The conference in progress (Montsame)

The conference in progress (Montsame)

ULAANBAATAR:  Mongolia has become one of the six countries to join the Nature for Health Initiative (N4H) to advance global efforts in upstream pandemic prevention.

Environment and Green Development Advisor to the President of Mongolia N. Batkhuu participated in the side event at the CBD COP 15 in Montreal to introduce its first partner countries: Ecuador, Ghana, Mongolia, Rwanda, Vietnam, and Zambia.

These Country Partners will work with the N4H Consortium Partners, leading UN agencies, intergovernmental organizations, and civil society groups in the field of environment and health, to reduce the risk of pandemics through upstream prevention of zoonotic disease spillover, Mongolian news agency Montsame reports.

Zoonotic diseases such as SARS, Ebola, and Zika are emerging as a result of environmental degradation, climate change, land use changes, biodiversity loss, animal husbandry, and wildlife trade and consumption.

Around 75% of new human infectious diseases originate with animals and then spill over into humans and this figure is increasing due to anthropogenic pressures.

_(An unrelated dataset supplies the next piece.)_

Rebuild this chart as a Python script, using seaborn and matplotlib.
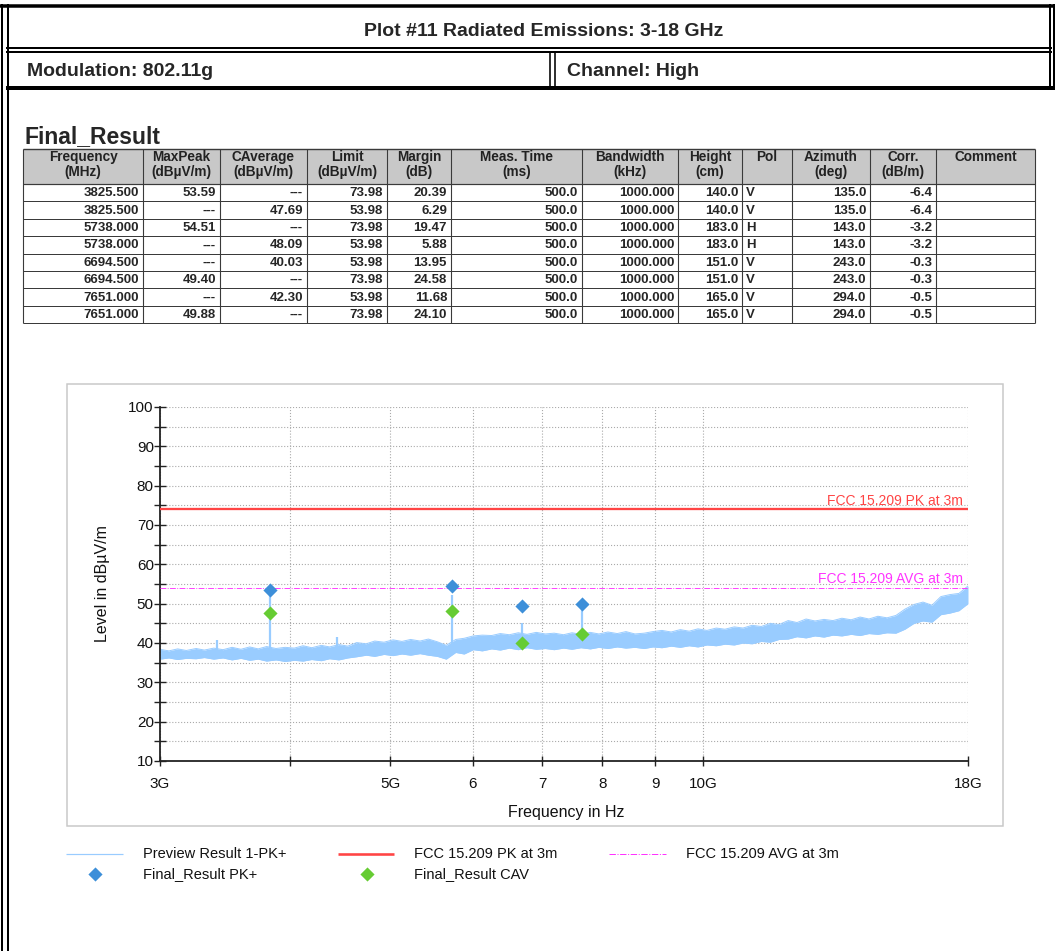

The human suffering and economic cost of pandemics are enormous: COVID-19 has already caused over 6.5 million deaths and cost the global economy $13.5 trillion. The price of prevention is estimated to be just a small fraction of this cost – at most 1%.

During the side event, countries discussed how prevention can be achieved by investing in the upstream environmental drivers of zoonotic pandemics, stopping them from emerging in the first place.

N4H and its Country Partners explored how to overcome potential barriers and advance the post-2020 global biodiversity framework currently being negotiated under the auspices of CBD COP 15.

Batkhuu at the conference (Montsame)

Batkhuu at the conference (Montsame)

Within the framework of the N4H multi-partner trust fund, the Ministry of Environment and Tourism (Mongolia) will focus on improving the coordination between the environmental, agricultural, veterinary, and human health sectors, and early detection, prevention, and response to diseases that can be transmitted from animals to humans.

Mongolia will start implementing this Initiative in 2023 in cooperation with the Wildlife Conservation Society (WCS) and the preventative “One Health”.

The 15th meeting of the Conference of the Parties (COP15) (Part Two) to the Convention on Biological Diversity, the 10th Meeting of the Conference of the Parties Serving as the Meeting of the Parties to the Cartagena Protocol on Biosafety (CP-MOP10) (Part Two), and the Fourth Meeting of the Conference of the Parties Serving as the Meeting of the Parties to the Nagoya Protocol on Access to Genetic Resources and Benefit-Sharing (NP-MOP4) (Part Two) were held in Montréal, Quebec, the seat of the UN CBD Secretariat.

Around18,000 representatives from more than 180 countries participated in the 15th meeting of the Conference of the Parties to the Convention on Biological Diversity.